Last week, I saw a post from a college basketball coach on LinkedIn:
Interest vs Offer
If a school is interested in a student-athlete it does not necessarily mean you will get an offer. Life Lesson: Everyone that is interested in you may not have the best interest for you. They just want what you have.
I was like, “Duh, Coach…” then had to re-visit the post when, the other evening, my fiancé told me about how she had looked in a tin of fudge at work, then remembered her fitness goals, “…so, I sat down and had my raisins instead.”
Heck yeah, babe.
We launched into a discussion about the effects of junk food on human brains; how the feelings we get after consuming certain things may make us feel good, but it’s not because something good is actually happening. Chocolate causes endorphins to release, which gives us comfort. Alcohol makes us less inhibited, which is a nice escape in this uptight world. A bag of Jack in the Box (one of my faves) makes our stomachs say, “Yes, I’m full, this is good.”
But it’s all a trick. Read more at the Harvard Health Blog.
That’s because:
NOT EVERYTHING THAT DOES SOMETHING TO YOU DOES SOMETHING FOR YOU

Unfortunately, our body itself doesn’t have the ability to distinguish that the endorphins, the relaxation, the full feeling isn’t genuine. It’s all an affect.
And don’t feed me the line about how chocolate and wine are good for us. NOT IN THE QUANTITIES PEOPLE CONSUME THEM! (And that stopped being cute after the six-thousandth time some girl used it as an excuse to get wine-drunk on a Wednesday night.)
Which brings me to this point:
Beware the promotion of weak-minded reasoning, and don’t allow yourself to be removed from reality.
The idea that intention is everything has been shoved down so many peoples’ throats that they’re simply baffled when, for example, they want to lose weight, but make no dietary choices to back it up, and their desires go unfulfilled. Then, they’re disappointed and wonder why life doesn’t work out the way they want.
It’s all performance; an act millions of affected Americans perform to seem as if they’re trying to improve.
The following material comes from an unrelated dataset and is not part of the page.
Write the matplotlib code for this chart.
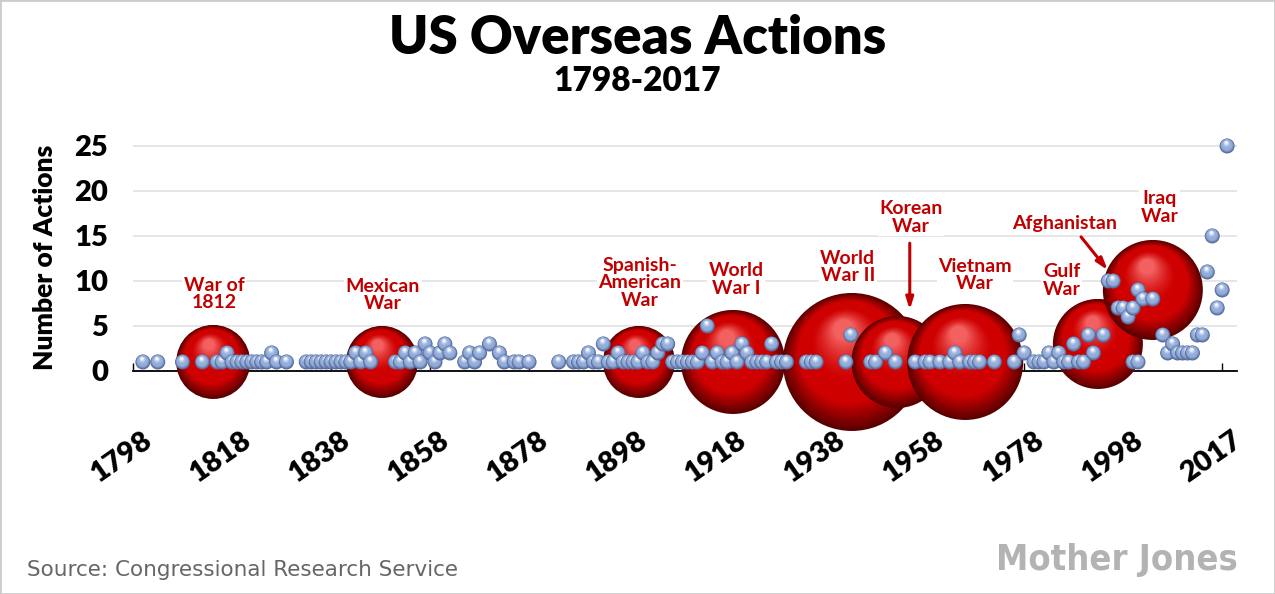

So many people are trying to convince everyone else they’re doing right, and end up deluding themselves even more.
How are you going to succeed when you can’t even be honest with yourself?
Intention without action is worth about a hill of beans, and action without intention is just as ineffective. But, those are only the first two steps… there’s a third stage that seems too incredibly important to be so ignored:
PAYING ATTENTION
Choice of attention – to pay attention to this and ignore that – is to the inner life what choice of action is to the outer. In both cases, a man is responsible for his choice and must accept the consequences, whatever they may be.
W. H. Auden
Effects – the way food nourishes us, or doesn’t; how we feel when we’re around someone, and what they bring to our life; the consequences of our actions – are so divorced from the rest of our lives. Think about people you know who make bad decisions, then gripe about their lives not being the way they want. Now, realize that you do the same. Then, give yourself some tough love (note the importance of both those qualities) and start doing right by yourself.
What I mean by that is:
in the last three weeks, I’ve heard people complain about some undesirable experience… WHEN THEY COULD HAVE EASILY AVOIDED IT BY BEING MORE AWARE OF WHAT THEY WERE DOING, AND ASKING THEMSELVES IF IT WAS GOING TO HAVE A GOOD EFFECT ON THEIR LIFE. Not only am I sick of those interactions (it’s frickin bullshit – don’t waste my time and yours lamenting about something you could have controlled and didn’t), the lack of awareness & responsibility are sickening and deflating and for losers.
It brings to mind a hilarious meme of a sign that reads: “Everything happens for a reason. Sometimes, that reason is you’re stupid and make bad decisions.”
But, we’ve become such an egotistical society that people do not realize this very simple point.
There is very little attention paid to the effects of our actions, hardly any self-correction when things go wrong… and we wonder why we’re so susceptible to bad health, bad politicians, bad relationships, bad results.